HOCH   Wir stehen sehr gut da. Das sehen wir an einigen Kennzahlen, etwa, dass wir seit Jahren auf Platz 1 sind, was die Förderung der Naturwissenschaften durch die Deutsche Forschungsgemeinschaft DFG betrifft. Auch bei internationalen Uni-Rankings sind wir sehr gut, in den letzten Jahren häufig unter den ersten 100, mit nur wenigen anderen deutschen Universitäten. Diese Zahlen sind deswegen wichtig, weil Wissenschaftler und Studierende oft anhand dieser Kennzahlen entscheiden, ob sie an die Uni Bonn kommen oder an eine andere Universität gehen. Sie sind sicher auch stolz, einer sehr guten Universität anzugehören.
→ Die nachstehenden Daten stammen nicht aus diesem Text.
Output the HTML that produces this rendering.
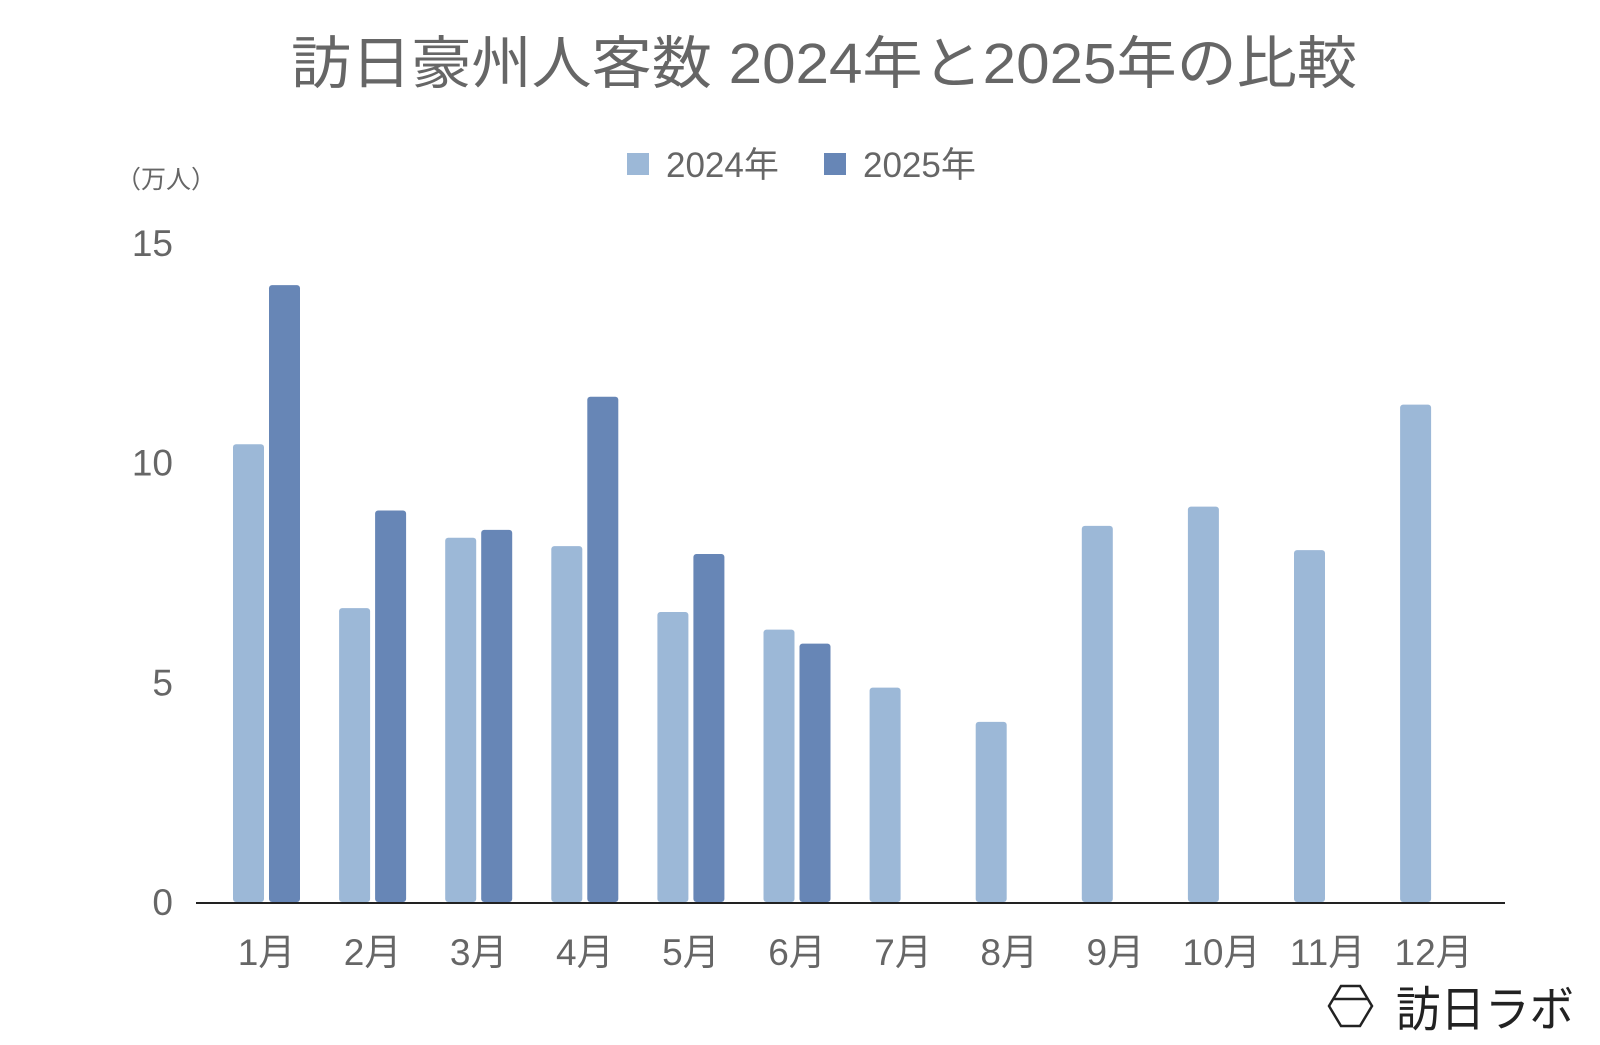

Und das zieht sich weiter in Ihr Leben, später im Beruf und alles, was nach dem Studium kommt. Und es ist doch einfach spannend, wenn man talentierte, kreative Professoren hat und davon lange profitieren kann.

Es ist also ganz wichtig, dass wir im Wettbewerb gut positioniert sind. Doch es ist auch noch Luft nach oben, etwa, weil wir keine Exzellenzuniversität sind, wie Köln und Aachen. Wir haben hervorragende Voraussetzungen, auch diesen Schritt noch zu schaffen. Wir bereiten uns darauf vor.

AKUT   Wir haben mal einige Studierende gefragt, welche Fragen sie Ihnen stellen würden. Da kam beispielsweise »Warum schaffen Sie nicht mehr Sprachkurse?« Wie viel Einfluss haben Sie eigentlich auf so etwas?

HOCH   Im Alltag nicht besonders viel. Aber wenn ich das zum Thema, zur Aufgabe mache, können wir im Rektorat natürlich schon einiges bewegen. Die Frage, warum es nicht mehr Sprachkurse gibt, ist letztendlich eine Ressourcenfrage. Wir müssen mit unseren Ressourcen ökonomisch umgehen – auch in diesem Bereich. Hier gehen wir schon ans Maximum. Wenn wir dort mehr Sprachkurse schaffen, müssen wir woanders etwas wegnehmen.

AKUT   Haben Sie den Eindruck, die Studierenden wissen, was Sie als Rektor tun oder tun können?

HOCH   Ich denke, dass viele Studierende das nicht wissen. Aber das halte ich für ganz normal – jeder ist zunächst in seiner eigenen Welt gefangen. Ich kam aus der Welt des Wissenschaftlers im Institut. Nun bin ich hier im Rektorat und habe viele neue Dinge kennengelernt. Wir haben am Anfang ja darüber gesprochen: Kontakt zu allen möglichen Gruppen, Fragestellungen allgemeiner Natur – oft muss man sich da erstmal ein Bild machen. So ist es bei den Studierenden auch, die natürlich primär in ihrer Welt leben. Das ist auch richtig so, denn auch dort muss man sich konzentrieren. Das ist ganz normal, denke ich.